Here we also come across the motif, which might be understood as extension of the late-impressionist discovery of a certain type of vision — a uncomprehending, indistinguishing vision. Špaňhel basically does not understand what is happening in his visual perception. He passes on no sign information about the character of space or the disposition and function of objects within this space. This vision is blurred, lacking rational explanation of the situation. Špaňhel gradually abandonons even elementary information about distribution of light and shadow, which has played an important role in the painterly sketch since the advent of modern representation and is present in all representative images, handmade or otherwise.
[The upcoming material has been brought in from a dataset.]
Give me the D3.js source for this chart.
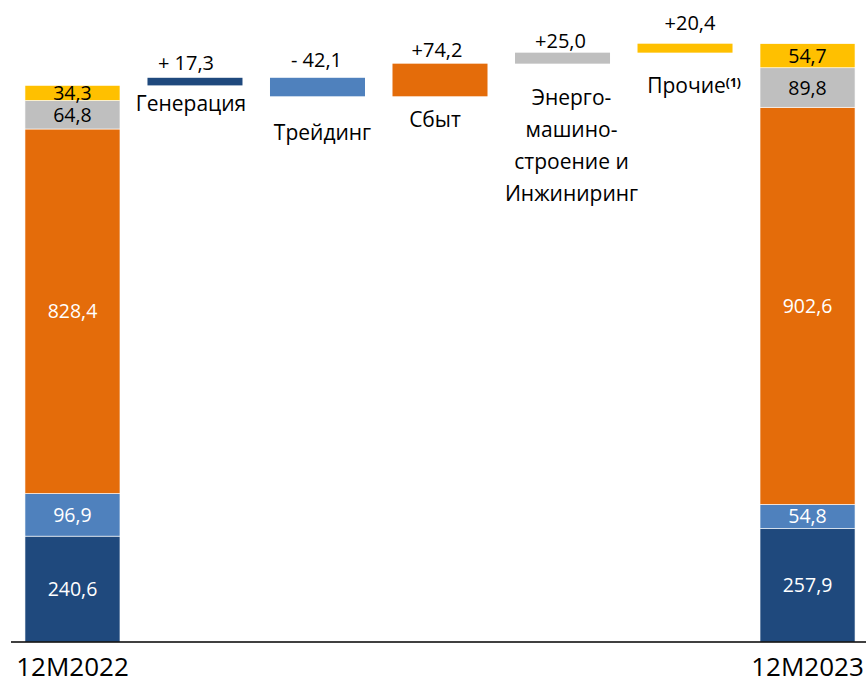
<html>
<head>
<meta charset="utf-8">
<title>Waterfall 12M2022 - 12M2023</title>
<style type="text/css">
  body { margin: 0; background: #fff; }
  text { font-family: "Open Sans", "Noto Sans", sans-serif; }
</style>
</head>
<body>
<script src="https://d3js.org/d3.v7.min.js"></script>
<script>

// data
var categories = ["12M2022", "Генерация", "Трейдинг", "Сбыт", "Энерго-машино-строение и Инжиниринг", "Прочие", "12M2023"];
var segments = ["Генерация", "Трейдинг", "Сбыт", "Энергомашиностроение", "Прочие"];
var start2022 = [240.6, 96.9, 828.4, 64.8, 34.3];
var end2023 = [257.9, 54.8, 902.6, 89.8, 54.7];
var changes = [17.3, -42.1, 74.2, 25.0, 20.4];
var changeLabels = ["+ 17,3", "-  42,1", "+74,2", "+25,0", "+20,4"];
var categoryLines = [["Генерация"], ["Трейдинг"], ["Сбыт"], ["Энерго-", "машино-", "строение и", "Инжиниринг"], ["Прочие"]];

var colors = ["#1f497d", "#4f81bd", "#e46c0a", "#bfbfbf", "#ffc000"];
var innerText = ["#fff", "#fff", "#fff", "#000", "#000"];

var W = 866, H = 683;
// text box placement round the floating bars (as laid out on the slide)
var nameGap = [18, 36, 23, 34, 33];
var nameShift = [-4, 5, -5, 9, 9];
var chgLift = [15, 18, 14, 12, 21];
var chgShift = [-9, -1, -3, -2, 5];

var svg = d3.select("body").append("svg")
    .attr("width", W)
    .attr("height", H);

var x = d3.scaleBand()
    .domain(categories)
    .range([11.25, 868.75])
    .paddingInner(0.2245)
    .paddingOuter(0.112);

var y = d3.scaleLinear()
    .domain([0, 1400])
    .range([642, 642 - 1400 * 0.44]);

function fmt(v) { return v.toFixed(1).replace(".", ","); }

// stacked totals
function drawStack(cat, vals) {
  var acc = 0;
  var stack = vals.map(function(v, i) {
    var d = {y0: acc, y1: acc + v, v: v, i: i};
    acc += v;
    return d;
  });
  var g = svg.append("g");
  g.selectAll("rect")
      .data(stack)
      .enter().append("rect")
      .attr("x", x(cat))
      .attr("width", x.bandwidth())
      .attr("y", function(d) { return y(d.y1); })
      .attr("height", function(d) { return y(d.y0) - y(d.y1); })
      .style("fill", function(d) { return colors[d.i]; })
      .style("stroke", "#fff")
      .style("stroke-width", 0.6);
  g.selectAll("text")
      .data(stack)
      .enter().append("text")
      .attr("x", x(cat) + x.bandwidth() / 2)
      .attr("y", function(d) { return (y(d.y0) + y(d.y1)) / 2; })
      .attr("dy", "0.36em")
      .attr("text-anchor", "middle")
      .style("font-size", "19.5px")
      .style("fill", function(d) { return innerText[d.i]; })
      .text(function(d) { return fmt(d.v); });
}

drawStack(categories[0], start2022);
drawStack(categories[6], end2023);

// floating bars
var level = d3.sum(start2022);
var steps = changes.map(function(c, i) {
  var d = {from: level, to: level + c, i: i, cat: categories[i + 1]};
  level += c;
  return d;
});

var fg = svg.append("g");
fg.selectAll("rect")
    .data(steps)
    .enter().append("rect")
    .attr("x", function(d) { return x(d.cat); })
    .attr("width", x.bandwidth())
    .attr("y", function(d) { return y(Math.max(d.from, d.to)); })
    .attr("height", function(d) { return Math.abs(y(d.from) - y(d.to)); })
    .style("fill", function(d) { return colors[d.i]; });

fg.selectAll(".chg")
    .data(steps)
    .enter().append("text")
    .attr("class", "chg")
    .attr("x", function(d) { return x(d.cat) + x.bandwidth() / 2 + chgShift[d.i]; })
    .attr("y", function(d) { return y(Math.max(d.from, d.to)) - chgLift[d.i]; })
    .attr("dy", "0.36em")
    .attr("text-anchor", "middle")
    .style("font-size", "20px")
    .style("fill", "#000")
    .text(function(d) { return changeLabels[d.i]; });

var names = fg.selectAll(".name")
    .data(steps)
    .enter().append("text")
    .attr("class", "name")
    .attr("text-anchor", "middle")
    .style("font-size", "21px")
    .style("fill", "#000")
    .attr("transform", function(d) {
      var b = y(Math.min(d.from, d.to));
      return "translate(" + (x(d.cat) + x.bandwidth() / 2 + nameShift[d.i]) + "," + (b + nameGap[d.i]) + ")";
    });

names.each(function(d) {
  var t = d3.select(this);
  categoryLines[d.i].forEach(function(line, k) {
    t.append("tspan")
        .attr("x", 0)
        .attr("y", k * 32)
        .attr("dy", "0.36em")
        .text(line);
  });
  if (d.i === 4) {
    t.append("tspan")
        .attr("dy", "-0.55em")
        .style("font-size", "12px")
        .style("font-weight", "bold")
        .text("(1)");
  }
});

// baseline
svg.append("line")
    .attr("x1", 11)
    .attr("x2", W)
    .attr("y1", y(0))
    .attr("y2", y(0))
    .style("stroke", "#000")
    .style("stroke-width", 1.5);

// period labels
svg.selectAll(".period")
    .data([categories[0], categories[6]])
    .enter().append("text")
    .attr("class", "period")
    .attr("x", function(d) { return x(d) + x.bandwidth() / 2; })
    .attr("y", 676)
    .attr("text-anchor", "middle")
    .style("font-size", "26px")
    .style("fill", "#000")
    .text(function(d) { return d; });

</script>
</body>
</html>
Yet the visual perception represented here is significant, not only due to its function as a fuse for an expressive event, but also because of its role in the process of non-description, uncertainty and provocation. Špaňhel’s use of spray paint also suggest that he is a vandal, a provocateur perhaps linked to the tradition of the Chinese
eccentrics. This again confirms his interest in calligraphy. He impairs the conventional, i.e. semantic quality of everyday thinking and seeing, whose clarity and transparency are more or less commercial instruments. He confronts us with a chaotic state of reality derived from an uncomprehending perception of churches’ dramatic interiors.
Špaňhel’s choice of theme and his artistic strategy find a number of parallels in other artistic material. Expressive development of a certain theme aiming to capture individual emotions can be found in the aforementioned abstract expressionism (de Kooning, etc.). Blurred vision and working with the “vandal” stain and fluidity of colors is present in works by the neue wilde. Fascination with the darkened atmosphere of church interiors appears in the Czech Informel movement. We should also mention truly Baroque chiaroscuro. Work with such a register suggests Špaňhel’s attempt to map possible approaches to his task.
However, it is no accident that this register includes mainly methods working with disrupting the form, with shapelessness. Špaňhel is not imitating classical style; on the contrary, his style is one of disharmony. He disrupts sign comprehensibility and formal solidity, replacing it with multiple meanings and fluidity. The point of the blurring strategy does not lie in self-expression but rather in an attempt to show certain possibilities of reality, possibilities of seeing the world as a riddle — as dense, shapeless impression. Špaňhel has arrived at this by following both traditional and modern painterly methods set against a background of cult location.